On Thursday, the 6th of October, Fr. Milan Zust, SJ, a native of Slovenia, and a Collaborator at the Pontifical Council for Promoting Christian Unity, gave a talk entitled “Towards Ecumenical Spirituality.” Fr. Zust also shared a film with the Lay Centre community which showed the work of the Centro Aletti community, which seeks to build Christian unity through art, particularly through the construction of mosaics. Blending historic footage of Slovenia’s painful history under the Tito regime with the history of the construction of a mosaic, the film showed how mosaics can serve as symbols of man’s transformation from darkness into light, from death to resurrection.
Fr. Zust is also superior of the Jesuit Community at the Centro Alleti. The Centro Aletti has placed many of its mosaics in chapels throughout the world, including the Redemptoris Mater Chapel in the Vatican.

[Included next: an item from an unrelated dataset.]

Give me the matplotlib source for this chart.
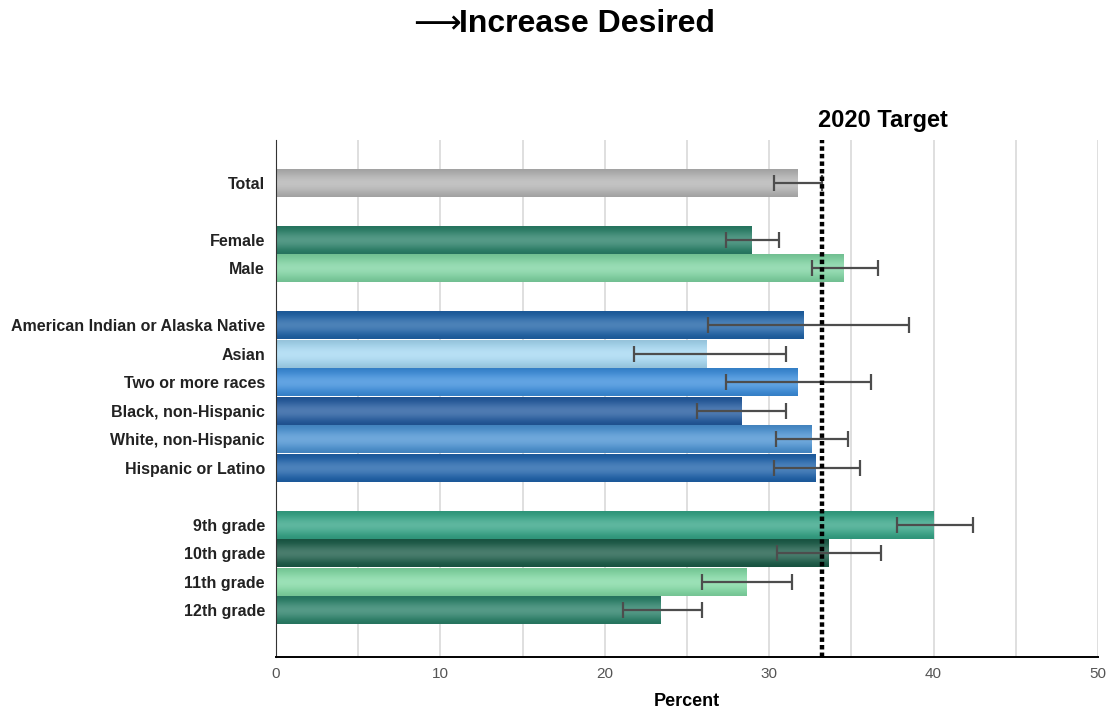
import numpy as np
import matplotlib
matplotlib.use("Agg")
import matplotlib.pyplot as plt
from matplotlib.colors import to_rgb

plt.rcParams['font.family'] = ['Liberation Sans', 'DejaVu Sans']

# data
labels = ["Total", "Female", "Male",
          "American Indian or Alaska Native", "Asian", "Two or more races",
          "Black, non-Hispanic", "White, non-Hispanic", "Hispanic or Latino",
          "9th grade", "10th grade", "11th grade", "12th grade"]
rows = [0, 2, 3, 5, 6, 7, 8, 9, 10, 12, 13, 14, 15]
values = [31.7, 28.9, 34.5, 32.1, 26.2, 31.7, 28.3, 32.6, 32.8, 40.0, 33.6, 28.6, 23.4]
err_lo = [30.3, 27.4, 32.6, 26.3, 21.8, 27.4, 25.6, 30.4, 30.3, 37.8, 30.5, 25.9, 21.1]
err_hi = [33.2, 30.6, 36.6, 38.5, 31.0, 36.2, 31.0, 34.8, 35.5, 42.4, 36.8, 31.4, 25.9]
colors = ["#b4b4b4", "#2a8068", "#7fd4a2",
          "#1f62a6", "#a6d8f2", "#3b8ddb", "#235a9e", "#4b92d2", "#1f62aa",
          "#35a486", "#1c5c48", "#82d9a4", "#2a8068"]
target = 33.2

fig = plt.figure(figsize=(11.13, 7.12), dpi=100)
ax = fig.add_axes([0.248, 0.0772, 0.7385, 0.7262])

h = 0.98
for r, v, c in zip(rows, values, colors):
    bar = ax.barh(r, v, height=h, color=c, zorder=2)[0]
    # vertical shading: darker at edges, lighter in the middle
    base = np.array(to_rgb(c))
    t = np.linspace(0, 1, 64)
    shade = 0.2 * np.sin(np.pi * t) ** 2
    grad = base[None, :] * (1 - shade[:, None]) + shade[:, None]
    grad = grad * (1 - 0.1 * (1 - np.sin(np.pi * t))[:, None])
    im = ax.imshow(grad[:, None, :], extent=[0, v, r + h / 2, r - h / 2],
                   aspect='auto', zorder=2, interpolation='bilinear')
    im.set_clip_path(bar)

vals = np.array(values)
xerr = [vals - np.array(err_lo), np.array(err_hi) - vals]
ax.errorbar(values, rows, xerr=xerr, fmt='none', ecolor='#4d4d4d',
            elinewidth=1.6, capsize=6, capthick=1.6, zorder=4)

ax.axvline(target, color='black', lw=3.2, linestyle=(0, (1, 0.7)), zorder=5)
ax.text(target - 0.25, -1.8, "2020 Target", fontsize=17, fontweight='bold',
        ha='left', va='bottom')

ax.set_xlim(0, 50)
ax.set_ylim(16.65, -1.51)
ax.set_xticks(range(0, 51, 10))
ax.set_xticks(range(5, 51, 10), minor=True)
ax.grid(axis='x', which='both', color='#dcdcdc', lw=1.3, zorder=0)
ax.set_axisbelow(True)
ax.set_yticks(rows)
ax.set_yticklabels(labels, fontsize=11.5, fontweight='bold', color='#222222')
ax.tick_params(axis='both', which='both', length=0)
ax.tick_params(axis='y', pad=8)
ax.tick_params(axis='x', pad=7, labelsize=11, labelcolor='#555555')
for s in ['top', 'right']:
    ax.spines[s].set_visible(False)
ax.spines['left'].set_color('#333333')
ax.spines['bottom'].set_linewidth(1.4)
ax.set_xlabel("Percent", fontsize=13, fontweight='bold', labelpad=9)

fig.text(0.4145, 0.966, "\u27f6", fontsize=24, family=['DejaVu Sans'],
         ha='right', va='center')
fig.text(0.4125, 0.966, "Increase Desired", fontsize=23, fontweight='bold',
         ha='left', va='center')

fig.savefig("out.png", dpi=100)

The week of orientation ended with a two day retreat at the Casa S. Bernardo on the grounds of Tre Fontane which marks the place of St. Paul’s martyrdom. Donna Orsuto, the Director of the Lay Centre, welcomed everyone to the retreat and to the new academic year, and encouraged this year’s Lay Centre community to take advantage of the retreat to reflect on the unique opportunity which their time at the Lay Centre will offer to each to grow in knowledge and understanding of their own faith and the faith experience of others.
As the retreat began, Avner Ecker, who comes to the Lay Centre this year from Israel, was beginning the observance of Yom Kippur. Avner shared with everyone his memories of Yom Kippur from his earliest years growing up in Israel. As a sign of solidarity, the Lay Centre students joined Avner for a simple meal before he began the fast for this year’s day of atonement.
Then Donna introduced Fr. Felix Körner, SJ, who was also celebrating the sixteenth anniversary of his ordination to the priesthood. After celebrating Mass for the community, Fr. Körner offered points for a meditation about community life using the first reading from Isaiah from the Sunday Liturgy: “On this mountain the LORD of hosts will provide for all peoples a feast of rich food and choice wines, juicy, rich food and pure, choice wines. On this mountain he will destroy the veil that veils all peoples, the web that is woven over all nations…” (Isaiah 25)
Fr. Körner invited each person to take one hour to reflect quietly on two aspects of their life, silence and the other, as two dimensions in which God manifests himself. Each person was encouraged to consider in which way they might be called to grow in order to better respond to the challenge of realizing the kind of community which was described by the reading from Isaiah.
After the retreat, the students returned to the Lay Centre to prepare themselves for the new academic year with a renewed understanding of day to day community life at the Lay Centre. This includes a daily opportunity to come together for vespers, an evening meal, and a short night meditation. Everyone is welcome to the weekly Wednesday Eucharist which is followed by a community discussion with a guest speaker. Throughout the year the students are offered other opportunities to attend local and international lecture series held at the Lay Centre or to participate in important occasions for interreligious dialogue and cultural and intellectual enrichment. Besides these highlights of the academic year, each student is also given community responsibilities in maintaining the daily order of community life, like washing dishes, welcoming guests, and last but not least, taking out the trash!